$\mathbb{Q}(\sqrt{p+\sqrt{p}})$ is Galois over $\mathbb{Q} \iff p=n^2+1$ for a prime $p$. Recently, I have encountered a question saying that $\mathbb{Q}(\sqrt{p+\sqrt{p}})$ is not always Galois over $\mathbb{Q}$, with the counterexample $p=3$.
My professor then followed up with that question and said that $\mathbb{Q}(\sqrt{p+\sqrt{p}})$ is Galois over $\mathbb{Q}$ if and only if $p$ is a prime of the form $n^2+1$.
So far, I have managed to prove the $\Leftarrow$ direction, but got stuck trying to prove the other.
I considered the polynomial $h(x)=x^4-2px^2+p^2-p$, and noted that it is both a separable and irreducible polynomial. Since $\mathbb{Q}(\sqrt{p+\sqrt{p}})$ is a Galois extension, the roots of $h(x)$, that is, $\pm\sqrt{p+\sqrt{p}}, \pm\sqrt{p-\sqrt{p}}$ all lie in $\mathbb{Q}(\sqrt{p+\sqrt{p}})$.
I have also shown that $\sqrt{p-1}\in\mathbb{Q}(\sqrt{p+\sqrt{p}})$, and then I'm stuck.
So my question is, how do I proceed from here?
 A: Suppose $p$ is prime.
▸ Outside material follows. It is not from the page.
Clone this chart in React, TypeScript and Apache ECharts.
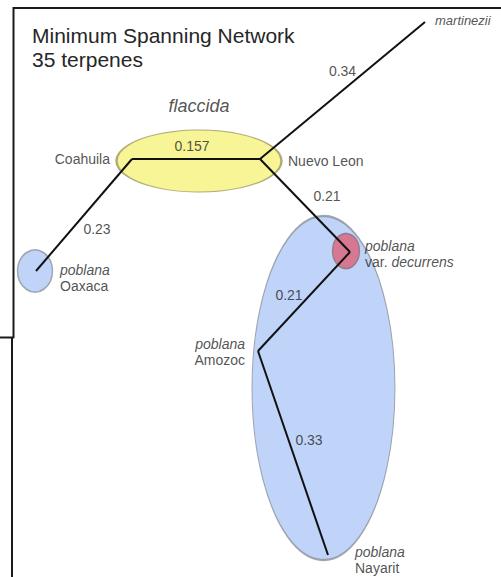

The Galois closure of $L=\Bbb Q(\sqrt{p+\sqrt p})$
is $\Bbb Q(\sqrt{p+\sqrt p},\sqrt{p-\sqrt p})$. So $L$ is Galois
over $\Bbb Q$ iff $p-\sqrt p$ is a square in $L$.
By Kummer theory, $p-\sqrt p$ is a square in $L$ iff either it
is a square in $K=\Bbb Q(\sqrt p)$ or if $(p+\sqrt p)(p-\sqrt p)$
is a square in $K$. In the former case $N(p-\sqrt p)=p^2-p$
must be a square in $\Bbb Q$, which it isn't as it's a multiple
of $p$ but not of $p^2$. In the latter case $(p+\sqrt p)(p-\sqrt p)=p(p-1)$
is a square in $K$. The rationals that are squares in $K$ are the
squares of rationals or $p$ times the squares of rationals. $p(p-1)$
is not a square of a rational, and is $p$ times a square of a rational
iff $p-1=n^2$ where $n$ is an integer.
A: One can directly apply the criterion which appears in the question of @user289143, with $K=\mathbf Q$ and $L=\mathbf Q(p+\sqrt p)=\mathbf Q(\sqrt p)$. Then $L(\sqrt {p+\sqrt p})$ is galois over $\mathbf Q$ iff $(p-\sqrt p)/(p+\sqrt p)$, or equivalently $(p-\sqrt p)(p+\sqrt p)=p^2-p=p(p-1)$, is a square in $L$. But $p-1$ is a square in $L$ iff it is of the form $a^2+pb^2+2ab\sqrt 2$, with $a,b \in \mathbf Q$. The only possibility is $b=0$, from which we derive easily that $p-1$ is the square of an integer.